The development of the story, the characters, the dialogue and the twists along the way put this e-book in the same category with mysteries from the big publishing houses that are sold in bookstores across the country. Richards has written a good book.

And, by the way, she has in the works two more Madeline Carter novels. I’m ready.

Click here to link to Mad Money.


--Davilynn Furlow

Death at Pullman

By Frances McNamara
$4.99 at Smashwords and Amazon

One of America’s first great labor struggles provides the setting for Death at Pullman, Frances McNamara’s historical novel about a murder in Pullman, Illinois, during the 1894 strike against the railway car company of that name.

The murder occurs during a strike/lockout in which the nascent labor movement is taking on the powerful manufacturer of luxury passenger cars. A young Pullman worker is found hanging in a shed with a sign around his neck proclaiming “Spy.” The discovery sets off the kind of finger-pointing and conspiracy theorizing that often follows anonymous violence occurring in the midst of bitter conflicts. Did the young man’s striking colleagues really discover that he was spying on them for the Pullman Company? Did George Pullman’s goons stage the murder to create suspicion and threaten the workers’ solidarity? Could the cause have been another, more personal reason?

Emily Cabot, a protégé of the great reformer Jane Addams, whose Hull House sits in a Chicago slum, is the book’s protagonist and voice. Robber baron George Pullman, who owns the town and controls the local police and the dreaded Pinkertons, is the villain of the tale. His counterpart is labor founding father Eugene V. Debs, leader of the American Railway Union. Pullman workers technically were not railway men, but the union sought to organize them and supported their strike.

George Pullman had built what appeared to be an idyllic town for his workers, and he was full of righteous indignation that mere working men, even women, would challenge his absolute right to set both the wages paid his employees and the rents charged for their housing.

Though McNamara – and probably any other right-thinking person – is sympathetic to the striking workers who were less interested in building a labor movement than in trying to survive and feed their families, she gives a balanced account of the economic realities Pullman faced.

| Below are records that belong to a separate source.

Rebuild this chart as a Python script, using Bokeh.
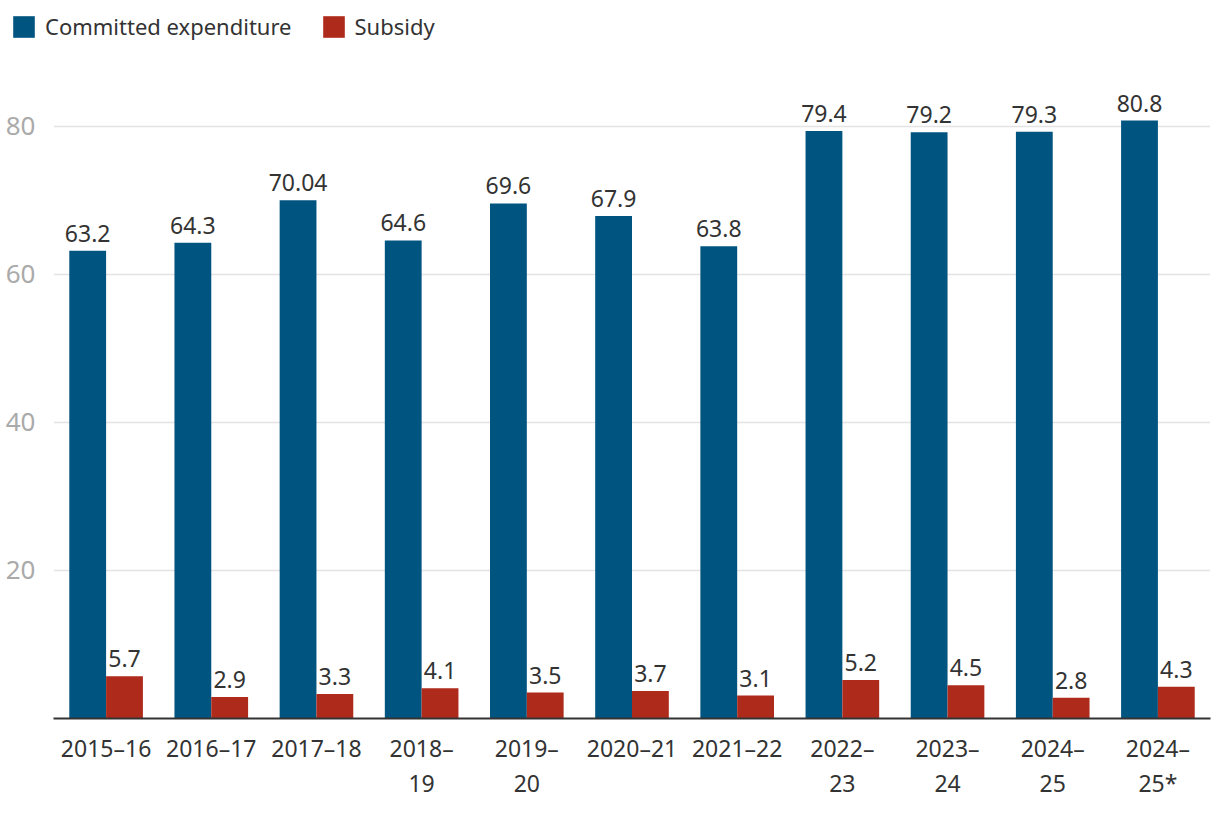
from bokeh.plotting import figure
from bokeh.layouts import column, row
from bokeh.models import ColumnDataSource, FixedTicker, Legend, LegendItem
from bokeh.transform import dodge
from bokeh.embed import file_html
from bokeh.resources import INLINE

years = ["2015–16", "2016–17", "2017–18", "2018–\n19", "2019–\n20", "2020–21",
         "2021–22", "2022–\n23", "2023–\n24", "2024–\n25", "2024–\n25*"]
committed = [63.2, 64.3, 70.04, 64.6, 69.6, 67.9, 63.8, 79.4, 79.2, 79.3, 80.8]
subsidy = [5.7, 2.9, 3.3, 4.1, 3.5, 3.7, 3.1, 5.2, 4.5, 2.8, 4.3]
committed_labels = ["63.2", "64.3", "70.04", "64.6", "69.6", "67.9", "63.8", "79.4", "79.2", "79.3", "80.8"]
subsidy_labels = ["5.7", "2.9", "3.3", "4.1", "3.5", "3.7", "3.1", "5.2", "4.5", "2.8", "4.3"]
series_names = ["Committed expenditure", "Subsidy"]

BLUE = "#005480"
RED = "#ae2a1b"
FONT = "Noto Sans"
W = 1220

src = ColumnDataSource(dict(year=years, committed=committed, subsidy=subsidy,
                            cl=committed_labels, sl=subsidy_labels))

# ---------- legend strip (legend handles only; its bars fall far outside the view) ----------
lg = figure(x_range=(-1000, -999), y_range=(-1000, -999), width=W, height=56,
            output_backend="svg", toolbar_location=None,
            x_axis_type=None, y_axis_type=None,
            min_border_left=0, min_border_right=0, min_border_top=0, min_border_bottom=0)
lg.outline_line_color = None
lg.xgrid.visible = False
lg.ygrid.visible = False
d1 = lg.vbar(x="committed", top="committed", width=0.35, source=src,
             color=BLUE, line_color=None)
d2 = lg.vbar(x="subsidy", top="subsidy", width=0.35, source=src,
             color=RED, line_color=None)
legend = Legend(items=[LegendItem(label=series_names[0], renderers=[d1]),
                       LegendItem(label=series_names[1], renderers=[d2])],
                location=(10, 15), orientation="horizontal",
                glyph_width=27, glyph_height=27, label_standoff=8, spacing=28,
                padding=0, margin=0, border_line_color=None,
                background_fill_alpha=0,
                label_text_font=FONT, label_text_font_size="22px",
                label_text_color="#333333")
lg.add_layout(legend, "center")

# ---------- main chart ----------
p = figure(x_range=years, y_range=(0, 88.1), width=W, height=760,
           output_backend="svg", toolbar_location=None,
           min_border_left=53, min_border_right=10, min_border_top=10, min_border_bottom=98)
p.x_range.range_padding = 0
p.outline_line_color = None

w = 0.35
p.vbar(x=dodge("year", -w / 2, range=p.x_range), top="committed", width=w,
       source=src, color=BLUE, line_color=None)
p.vbar(x=dodge("year", w / 2, range=p.x_range), top="subsidy", width=w,
       source=src, color=RED, line_color=None)

p.text(x=dodge("year", -w / 2, range=p.x_range), y="committed", text="cl", source=src,
       text_align="center", text_baseline="bottom", y_offset=-9,
       text_font={"value": FONT}, text_font_size="23px", text_color="#333333")
p.text(x=dodge("year", w / 2, range=p.x_range), y="subsidy", text="sl", source=src,
       text_align="center", text_baseline="bottom", y_offset=-9,
       text_font={"value": FONT}, text_font_size="23px", text_color="#333333")

p.yaxis.ticker = FixedTicker(ticks=[20, 40, 60, 80])
p.yaxis.axis_line_color = None
p.yaxis.major_tick_line_color = None
p.yaxis.minor_tick_line_color = None
p.yaxis.major_label_text_color = "#aaaaaa"
p.yaxis.major_label_text_font = FONT
p.yaxis.major_label_text_font_size = "26px"
p.yaxis.major_label_standoff = 12

p.xaxis.axis_line_color = "#333333"
p.xaxis.axis_line_width = 2
p.xaxis.major_tick_line_color = None
p.xaxis.minor_tick_line_color = None
p.xaxis.major_label_text_color = "#333333"
p.xaxis.major_label_text_font = FONT
p.xaxis.major_label_text_font_size = "23px"
p.xaxis.major_label_text_line_height = 1.1
p.xaxis.major_label_standoff = 7

p.xgrid.grid_line_color = None
p.ygrid.grid_line_color = "#e3e3e3"
p.ygrid.grid_line_width = 1.5

layout = column(row(lg), p, spacing=0)
open("out.html", "w").write(file_html(layout, INLINE))
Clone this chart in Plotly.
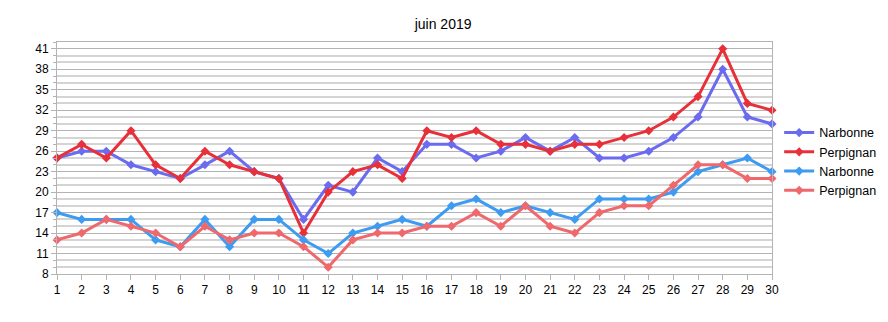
import plotly.graph_objects as go

days = list(range(1, 31))
narbonne_max = [25,26,26,24,23,22,24,26,23,22,16,21,20,25,23,27,27,25,26,28,26,28,25,25,26,28,31,38,31,30]
perpignan_max = [25,27,25,29,24,22,26,24,23,22,14,20,23,24,22,29,28,29,27,27,26,27,27,28,29,31,34,41,33,32]
narbonne_min = [17,16,16,16,13,12,16,12,16,16,13,11,14,15,16,15,18,19,17,18,17,16,19,19,19,20,23,24,25,23]
perpignan_min = [13,14,16,15,14,12,15,13,14,14,12,9,13,14,14,15,15,17,15,18,15,14,17,18,18,21,24,24,22,22]

series = [
    ("Narbonne", narbonne_max, "#6b6bf0"),
    ("Perpignan", perpignan_max, "#e8303a"),
    ("Narbonne", narbonne_min, "#3d9bf2"),
    ("Perpignan", perpignan_min, "#ef686c"),
]

fig = go.Figure()
for name, vals, col in series:
    fig.add_trace(go.Scatter(
        x=days, y=vals, name=name, mode="lines+markers",
        line=dict(color=col, width=3),
        marker=dict(symbol="diamond", size=7, color=col),
        cliponaxis=False,
    ))

fig.update_layout(
    width=888, height=322,
    margin=dict(l=57, r=116, t=42, b=48, autoexpand=False),
    paper_bgcolor="white", plot_bgcolor="white",
    font=dict(family="Liberation Sans, Arial, sans-serif", size=12, color="black"),
    title=dict(text="juin 2019", x=0.499, xanchor="center", y=0.925, yanchor="middle",
               font=dict(size=14, color="black")),
    showlegend=True,
    legend=dict(x=1.01, xanchor="left", y=0.485, yanchor="middle",
                font=dict(size=12.5), tracegroupgap=0, itemwidth=30,
                bgcolor="rgba(0,0,0,0)"),
    xaxis=dict(
        range=[1, 30], tickmode="linear", tick0=1, dtick=1,
        showgrid=False, zeroline=False,
        showline=True, linecolor="#b3b3b3", linewidth=1, mirror=True,
        ticks="outside", ticklen=5, tickcolor="#b3b3b3",
        tickfont=dict(size=12),
    ),
    yaxis=dict(
        range=[8, 42], tickmode="linear", tick0=8, dtick=3,
        showgrid=True, gridcolor="#b3b3b3", gridwidth=1,
        zeroline=False,
        showline=True, linecolor="#b3b3b3", linewidth=1, mirror=True,
        ticks="outside", ticklen=5, tickcolor="#b3b3b3",
        tickfont=dict(size=12),
        minor=dict(dtick=1, tick0=8, showgrid=True, gridcolor="#d4d4d4", gridwidth=2,
                   ticks="outside", ticklen=3, tickcolor="#b3b3b3"),
    ),
)

fig.write_html("out.html")
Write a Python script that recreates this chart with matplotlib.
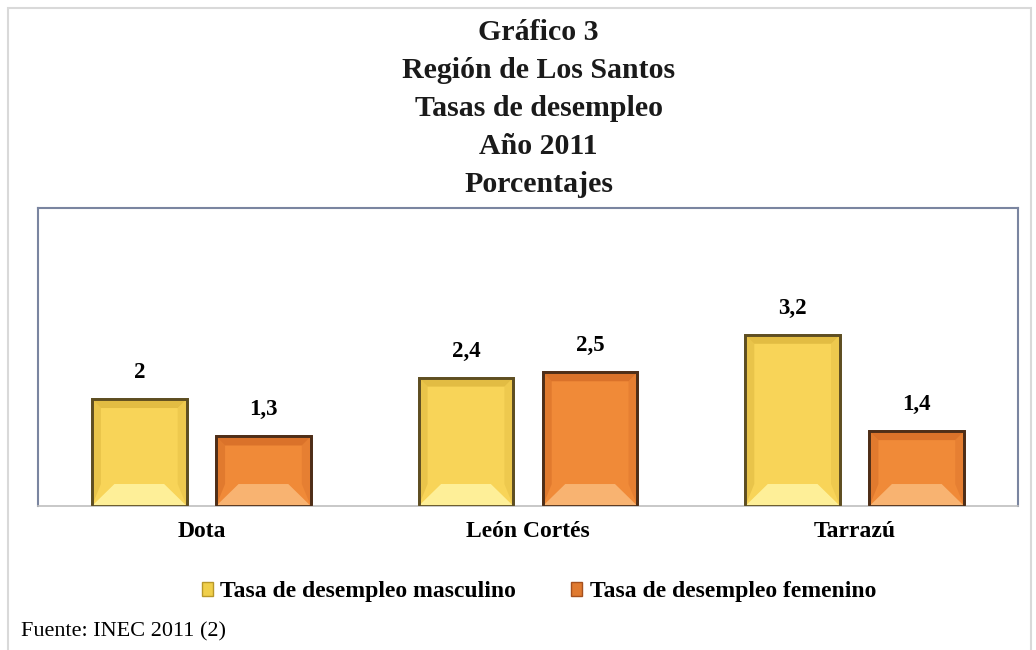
import matplotlib.pyplot as plt
from matplotlib.patches import Polygon, Rectangle
import numpy as np

# data
categories = ["Dota", "León Cortés", "Tarrazú"]
masculino = [2.0, 2.4, 3.2]
femenino = [1.3, 2.5, 1.4]
labels_m = ["2", "2,4", "3,2"]
labels_f = ["1,3", "2,5", "1,4"]
series_names = ["Tasa de desempleo masculino", "Tasa de desempleo femenino"]

plt.rcParams['font.family'] = ['Liberation Serif', 'DejaVu Serif']

fig = plt.figure(figsize=(10.36, 6.5), dpi=100)

# outer light frame
fig.add_artist(Rectangle((0.008, -0.01), 0.987, 0.998, transform=fig.transFigure,
                         fill=False, edgecolor="#d9d9d9", linewidth=1.5))

titles = ["Gráfico 3", "Región de Los Santos", "Tasas de desempleo", "Año 2011", "Porcentajes"]
for i, t in enumerate(titles):
    fig.text(0.52, 1 - (33 + 38 * i) / 650, t, ha="center", va="center",
             fontsize=21.5, fontweight="bold", color="#1a1a1a")

ax = fig.add_axes([0.0367, 0.2215, 0.946, 0.4585])
ax.set_xlim(-0.5, 2.5)
ax.set_ylim(0, 5.57)

x = np.arange(len(categories))
w = 0.29
off = 0.19

# pixel -> data scale, used for the bevel effect
px_x = 3.0 / 980
px_y = 5.57 / 298


def bevel_bar(xc, h, face, light, dark, edge):
    x0 = xc - w / 2
    x1 = xc + w / 2
    ax.add_patch(Rectangle((x0, 0), w, h, facecolor=face, edgecolor=edge, linewidth=2, zorder=2))
    b = 9 * px_x
    bh = 9 * px_y
    bb = min(22 * px_y, h * 0.35)
    # top bevel (darker)
    ax.add_patch(Polygon([(x0, h), (x1, h), (x1 - b, h - bh), (x0 + b, h - bh)],
                         closed=True, facecolor=dark, edgecolor="none", alpha=0.45, zorder=3))
    # left bevel
    ax.add_patch(Polygon([(x0, 0), (x0 + b, bb), (x0 + b, h - bh), (x0, h)],
                         closed=True, facecolor=dark, edgecolor="none", alpha=0.3, zorder=3))
    # right bevel
    ax.add_patch(Polygon([(x1, 0), (x1 - b, bb), (x1 - b, h - bh), (x1, h)],
                         closed=True, facecolor=dark, edgecolor="none", alpha=0.2, zorder=3))
    # bottom bevel (lighter)
    ax.add_patch(Polygon([(x0, 0), (x1, 0), (x1 - b * 2.5, bb), (x0 + b * 2.5, bb)],
                         closed=True, facecolor=light, edgecolor="none", alpha=0.9, zorder=3))
    ax.add_patch(Rectangle((x0, 0), w, h, fill=False, edgecolor=edge, linewidth=2, zorder=4))


for i in range(len(categories)):
    bevel_bar(x[i] - off, masculino[i], "#f8d458", "#fff3a0", "#c9a02a", "#5e4e22")
    bevel_bar(x[i] + off, femenino[i], "#f08a38", "#f9b878", "#c0561a", "#4e2e18")
    ax.text(x[i] - off, masculino[i] + 0.3, labels_m[i], ha="center", va="bottom",
            fontsize=16.5, fontweight="bold")
    ax.text(x[i] + off, femenino[i] + 0.3, labels_f[i], ha="center", va="bottom",
            fontsize=16.5, fontweight="bold")

ax.set_xticks(x)
ax.set_xticklabels(categories, fontsize=17, fontweight="bold")
ax.tick_params(axis="x", length=0, pad=11)
ax.set_yticks([])
for side in ["top", "left", "right"]:
    ax.spines[side].set_color("#7a85a0")
    ax.spines[side].set_linewidth(1.5)
ax.spines["bottom"].set_color("#bfbfbf")
ax.spines["bottom"].set_linewidth(1.2)

# legend
h1 = Rectangle((0, 0), 1, 1, facecolor="#f0cf4a", edgecolor="#b8982a")
h2 = Rectangle((0, 0), 1, 1, facecolor="#e07a30", edgecolor="#a5501e")
fig.legend([h1, h2], series_names, loc="center", bbox_to_anchor=(0.52, 1 - 592 / 650),
           ncol=2, frameon=False, handlelength=0.5, handleheight=0.5, handletextpad=0.3,
           columnspacing=2.3, prop={"size": 17, "weight": "bold"})

fig.text(0.02, 1 - 632 / 650, "Fuente: INEC 2011 (2)", ha="left", va="center", fontsize=16)

fig.savefig("out.png", dpi=100)
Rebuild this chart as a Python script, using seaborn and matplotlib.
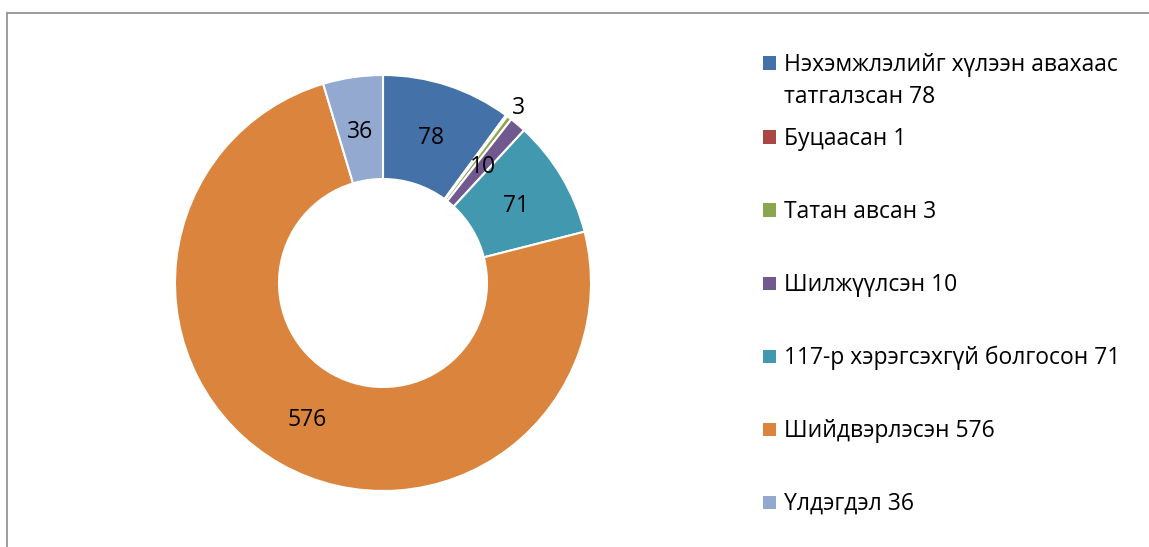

Orders for his cars had fallen sharply, dragging down his revenues with them.

Emily Cabot and Dr. Stephen Chapman have been sent to Pullman by Jane Addams to help feed and attend to the striking workers and their families. Emily has an on-again-off-again love interest in Chapman, and the book includes enough light romance to offset the brawny action.

As a murder mystery, Death at Pullman is serviceable. But it is its well-researched descriptions of people and places and its depiction of the ground-breaking struggle between management and labor that set it apart. A reader who would never pick up a history book on the subject will enjoy the story and consider the educational factor an added, even subliminal bonus.

I have not read the other books in McNamara’s Emily Cabot series, Death at Hull House and Death at the Fair, which also are set in the Chicago area of the late 19th century. But if they are on par with this one, their value proposition more than justifies inclusion on our Great Books Under $5 blog.